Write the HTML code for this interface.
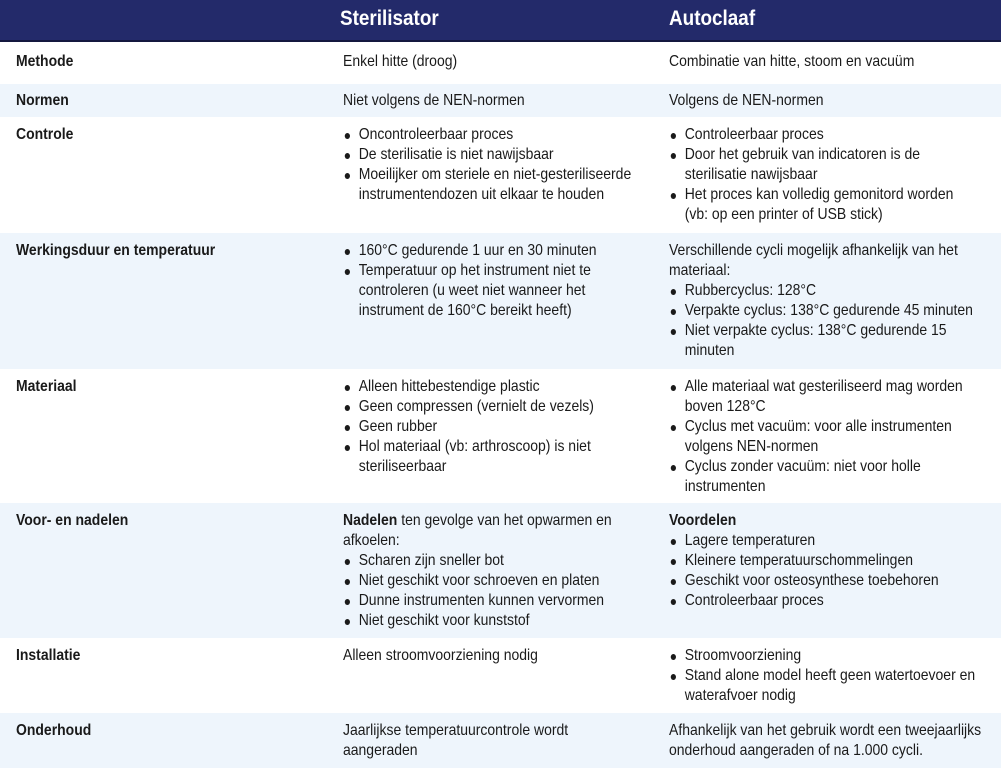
<!DOCTYPE html>
<html><head><meta charset="utf-8"><style>
*{margin:0;padding:0;box-sizing:border-box}
body{width:1001px;height:773px;background:#fff;position:relative;overflow:hidden;font-family:"Liberation Sans",sans-serif;font-size:16px;color:#1a1a1a;}
.hdr{position:absolute;left:0;top:0;width:1001px;height:42px;background:#232a6a;border-bottom:2px solid #14183f}
.hdr span{position:absolute;top:7px;color:#fff;font-weight:bold;font-size:21px;transform:scaleX(.9);transform-origin:0 0}
.row{position:absolute;left:0;width:1001px}
.b{background:#eef5fc}
.c{position:absolute;top:8px;line-height:20px;white-space:nowrap;transform:scaleX(.873);transform-origin:0 0}
.l{left:16px;font-weight:bold}
.c2{left:343px}.c3{left:669px}
ul{list-style:none}
li{position:relative;padding-left:18px}
li:before{content:"";position:absolute;left:2px;top:8px;width:6px;height:6px;border-radius:50%;background:#1a1a1a}
</style></head><body>
<div class="hdr"><span style="left:340px">Sterilisator</span><span style="left:669px">Autoclaaf</span></div>

<div class="row" style="top:44px;height:40px"><div class="c l">Methode</div><div class="c c2">Enkel hitte (droog)</div><div class="c c3">Combinatie van hitte, stoom en vacuüm</div></div>

<div class="row b" style="top:84px;height:33px"><div class="c l" style="top:7px">Normen</div><div class="c c2" style="top:7px">Niet volgens de NEN-normen</div><div class="c c3" style="top:7px">Volgens de NEN-normen</div></div>

<div class="row" style="top:117px;height:116px"><div class="c l">Controle</div>
<ul class="c c2"><li>Oncontroleerbaar proces</li><li>De sterilisatie is niet nawijsbaar</li><li>Moeilijker om steriele en niet-gesteriliseerde<br>instrumentendozen uit elkaar te houden</li></ul>
<ul class="c c3"><li>Controleerbaar proces</li><li>Door het gebruik van indicatoren is de<br>sterilisatie nawijsbaar</li><li>Het proces kan volledig gemonitord worden<br>(vb: op een printer of USB stick)</li></ul></div>

<div class="row b" style="top:233px;height:136px"><div class="c l">Werkingsduur en temperatuur</div>
<ul class="c c2"><li>160°C gedurende 1 uur en 30 minuten</li><li>Temperatuur op het instrument niet te<br>controleren (u weet niet wanneer het<br>instrument de 160°C bereikt heeft)</li></ul>
<div class="c c3">Verschillende cycli mogelijk afhankelijk van het<br>materiaal:<ul><li>Rubbercyclus: 128°C</li><li>Verpakte cyclus: 138°C gedurende 45 minuten</li><li>Niet verpakte cyclus: 138°C gedurende 15<br>minuten</li></ul></div></div>

<div class="row" style="top:369px;height:134px"><div class="c l">Materiaal</div>
<ul class="c c2"><li>Alleen hittebestendige plastic</li><li>Geen compressen (vernielt de vezels)</li><li>Geen rubber</li><li>Hol materiaal (vb: arthroscoop) is niet<br>steriliseerbaar</li></ul>
<ul class="c c3"><li>Alle materiaal wat gesteriliseerd mag worden<br>boven 128°C</li><li>Cyclus met vacuüm: voor alle instrumenten<br>volgens NEN-normen</li><li>Cyclus zonder vacuüm: niet voor holle<br>instrumenten</li></ul></div>

<div class="row b" style="top:503px;height:135px"><div class="c l">Voor- en nadelen</div>
<div class="c c2"><b>Nadelen</b> ten gevolge van het opwarmen en<br>afkoelen:<ul><li>Scharen zijn sneller bot</li><li>Niet geschikt voor schroeven en platen</li><li>Dunne instrumenten kunnen vervormen</li><li>Niet geschikt voor kunststof</li></ul></div>
<div class="c c3"><b>Voordelen</b><ul><li>Lagere temperaturen</li><li>Kleinere temperatuurschommelingen</li><li>Geschikt voor osteosynthese toebehoren</li><li>Controleerbaar proces</li></ul></div></div>

<div class="row" style="top:638px;height:75px"><div class="c l">Installatie</div><div class="c c2">Alleen stroomvoorziening nodig</div>
<ul class="c c3"><li>Stroomvoorziening</li><li>Stand alone model heeft geen watertoevoer en<br>waterafvoer nodig</li></ul></div>

<div class="row b" style="top:713px;height:55px"><div class="c l">Onderhoud</div><div class="c c2">Jaarlijkse temperatuurcontrole wordt<br>aangeraden</div><div class="c c3">Afhankelijk van het gebruik wordt een tweejaarlijks<br>onderhoud aangeraden of na 1.000 cycli.</div></div>
</body></html>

+ + +

WHAT IS REQUIRED:
Give the data above again in full and unchanged, skipping the pictures.

OUTPUT FOR THIS TASK:
Write the HTML code for this interface.
<!DOCTYPE html>
<html><head><meta charset="utf-8"><style>
*{margin:0;padding:0;box-sizing:border-box}
body{width:1001px;height:773px;background:#fff;position:relative;overflow:hidden;font-family:"Liberation Sans",sans-serif;font-size:16px;color:#1a1a1a;}
.hdr{position:absolute;left:0;top:0;width:1001px;height:42px;background:#232a6a;border-bottom:2px solid #14183f}
.hdr span{position:absolute;top:7px;color:#fff;font-weight:bold;font-size:21px;transform:scaleX(.9);transform-origin:0 0}
.row{position:absolute;left:0;width:1001px}
.b{background:#eef5fc}
.c{position:absolute;top:8px;line-height:20px;white-space:nowrap;transform:scaleX(.873);transform-origin:0 0}
.l{left:16px;font-weight:bold}
.c2{left:343px}.c3{left:669px}
ul{list-style:none}
li{position:relative;padding-left:18px}
li:before{content:"";position:absolute;left:2px;top:8px;width:6px;height:6px;border-radius:50%;background:#1a1a1a}
</style></head><body>
<div class="hdr"><span style="left:340px">Sterilisator</span><span style="left:669px">Autoclaaf</span></div>

<div class="row" style="top:44px;height:40px"><div class="c l">Methode</div><div class="c c2">Enkel hitte (droog)</div><div class="c c3">Combinatie van hitte, stoom en vacuüm</div></div>

<div class="row b" style="top:84px;height:33px"><div class="c l" style="top:7px">Normen</div><div class="c c2" style="top:7px">Niet volgens de NEN-normen</div><div class="c c3" style="top:7px">Volgens de NEN-normen</div></div>

<div class="row" style="top:117px;height:116px"><div class="c l">Controle</div>
<ul class="c c2"><li>Oncontroleerbaar proces</li><li>De sterilisatie is niet nawijsbaar</li><li>Moeilijker om steriele en niet-gesteriliseerde<br>instrumentendozen uit elkaar te houden</li></ul>
<ul class="c c3"><li>Controleerbaar proces</li><li>Door het gebruik van indicatoren is de<br>sterilisatie nawijsbaar</li><li>Het proces kan volledig gemonitord worden<br>(vb: op een printer of USB stick)</li></ul></div>

<div class="row b" style="top:233px;height:136px"><div class="c l">Werkingsduur en temperatuur</div>
<ul class="c c2"><li>160°C gedurende 1 uur en 30 minuten</li><li>Temperatuur op het instrument niet te<br>controleren (u weet niet wanneer het<br>instrument de 160°C bereikt heeft)</li></ul>
<div class="c c3">Verschillende cycli mogelijk afhankelijk van het<br>materiaal:<ul><li>Rubbercyclus: 128°C</li><li>Verpakte cyclus: 138°C gedurende 45 minuten</li><li>Niet verpakte cyclus: 138°C gedurende 15<br>minuten</li></ul></div></div>

<div class="row" style="top:369px;height:134px"><div class="c l">Materiaal</div>
<ul class="c c2"><li>Alleen hittebestendige plastic</li><li>Geen compressen (vernielt de vezels)</li><li>Geen rubber</li><li>Hol materiaal (vb: arthroscoop) is niet<br>steriliseerbaar</li></ul>
<ul class="c c3"><li>Alle materiaal wat gesteriliseerd mag worden<br>boven 128°C</li><li>Cyclus met vacuüm: voor alle instrumenten<br>volgens NEN-normen</li><li>Cyclus zonder vacuüm: niet voor holle<br>instrumenten</li></ul></div>

<div class="row b" style="top:503px;height:135px"><div class="c l">Voor- en nadelen</div>
<div class="c c2"><b>Nadelen</b> ten gevolge van het opwarmen en<br>afkoelen:<ul><li>Scharen zijn sneller bot</li><li>Niet geschikt voor schroeven en platen</li><li>Dunne instrumenten kunnen vervormen</li><li>Niet geschikt voor kunststof</li></ul></div>
<div class="c c3"><b>Voordelen</b><ul><li>Lagere temperaturen</li><li>Kleinere temperatuurschommelingen</li><li>Geschikt voor osteosynthese toebehoren</li><li>Controleerbaar proces</li></ul></div></div>

<div class="row" style="top:638px;height:75px"><div class="c l">Installatie</div><div class="c c2">Alleen stroomvoorziening nodig</div>
<ul class="c c3"><li>Stroomvoorziening</li><li>Stand alone model heeft geen watertoevoer en<br>waterafvoer nodig</li></ul></div>

<div class="row b" style="top:713px;height:55px"><div class="c l">Onderhoud</div><div class="c c2">Jaarlijkse temperatuurcontrole wordt<br>aangeraden</div><div class="c c3">Afhankelijk van het gebruik wordt een tweejaarlijks<br>onderhoud aangeraden of na 1.000 cycli.</div></div>
</body></html>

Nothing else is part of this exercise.